Thursday, 6 November 2008

Cat People (Tourneur, 1942)

Producer Val Lewton and director Jacques Tourneur reached immortality within seventy minutes during their first collaboration together. 1942's Cat People is today noted as the first in a series of nine films Lewton churned out as head of RKO's horror unit. But this isn't the sort of genre film that contemporary audiences have been trained (bludgeoned?) to expect from Hollywood. Even by Production Code standards, Cat People appears scarce of genuinely shocking imagery. But what the film lacks in discernible horror it makes up for in psychological assaults. See, for Tourneur and Lewton, there's no greater terror than that which can be imagined by the viewer.

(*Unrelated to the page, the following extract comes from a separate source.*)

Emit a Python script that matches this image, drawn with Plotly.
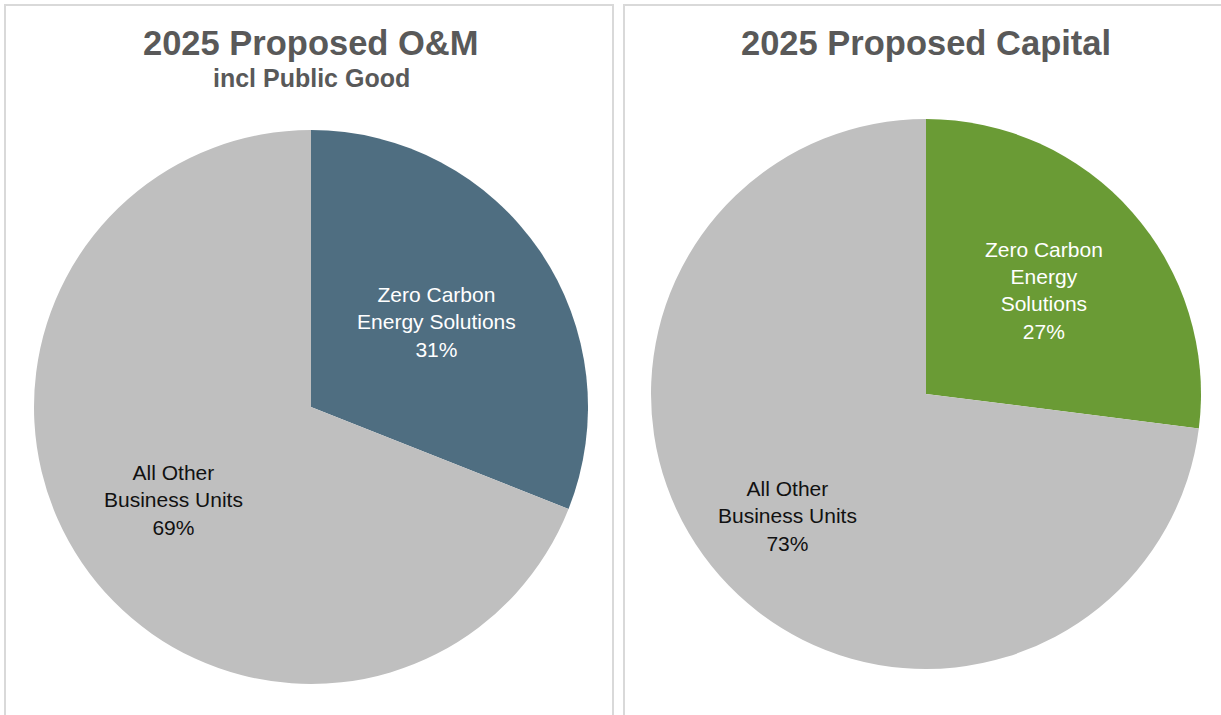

Tourneur's aesthetics reflect this belief, and the sinister atmosphere that he conjures up is all the more remarkable given the financial limitations imposed on a B-picture of this ilk. To watch Cat People is to experience a bravura demonstration of stylistic economy, where simplicity reaps huge rewards. Consider the verticalized decor of (anti-)heroine Irena's apartment, which creates a veritable human cage that's intrinsically bound to the animalism that plagues her. Or how about the masterful editing displayed during the sequence where Irena stalks her nemesis, Alice? Expertly-modulated cuts give the impression of diminishing time, a sensation that's heightened by the expressivity of the director's favoured low-angle shots. All the while, Tourneur's deployment of realistic sound effects (clicking heels in the aforementioned sequence, screeching animals at a pet store) ratchets up the tension to near breaking point.

Nothing evokes invisible menace quite like his manipulation of light, however. The majority of the film's scenarios occur during nightfall, with darkness subsequently posing an omnipresent threat to the characters' everyday lives: it haunts them, it envelops them and, ultimately, it entraps them. Theirs is a world engulfed by shadows - and it is precisely these shadows that allow Tourneur to substitute visible monsters for intangible abstractions. As a result of their malevolent presence, the director is able to sow the seeds of fear without ever resorting to shock-mongering. One recalls the memorable swimming pool scene, where reflected light creates a phantasmagorical backdrop against which glowering silhouettes induce the most piercing panic attacks. This is atmospheric horror at its finest.

One could be forgiven for expecting the simplicity that characterizes Cat People's style to concurrently infiltrate its thematic content. But this is a film that surprises the viewer with its psychological density (in spite of its inherent ambiguity). Although its subject matter appears somewhat lurid on paper, Tourneur's sensitive approach to the material enables him to transcend his settings, with Cat People ensuingly morphing from pulp fiction to pulp poetry. Simone Simon's awkward but intuitive performance as the conflicted Irena undoubtedly plays into this filmic elevation. In her near-literal embodiment of the femme fatale, the actress deftly subverts the archetype and tentatively guides the film towards an examination of female sexuality, a satire of middle-class conventionality and an exposé of the transgressive - but in her hands utterly humanistic - impulses that torment the individual. Granted, the story performs its own part, populating the film with characters of questionable motive (husband Oliver included), but the vulnerability that Simon reveals in her social alienation, not to mention the desperation with which she attempts to fend off her supposed destiny, consolidates her right to reside in our affections.

The film arguably loses a fair amount of dramatic steam during its later scenes, where the presence of the smarmy psychiatrist Dr. Judd both convolutes and nullifies its thrilling potency. And yet conversely, it's in these moments that its at its most beguiling. Irena is a character that seems ripe for Freudian analysis, but Cat People contends that rational thought is of little use when attempting to comprehend the complexities of the human psyche. Dr. Judd's inept counsel has the ironic power to repel the viewer into an acceptance of the supernatural. As the film swiftly brings the curtain down upon its narrative, one message reverberates above all else: some matters will forever remain beyond our grasp. Fortunately, the spiritually-deformed beauty of Cat People doesn't have to be one of them.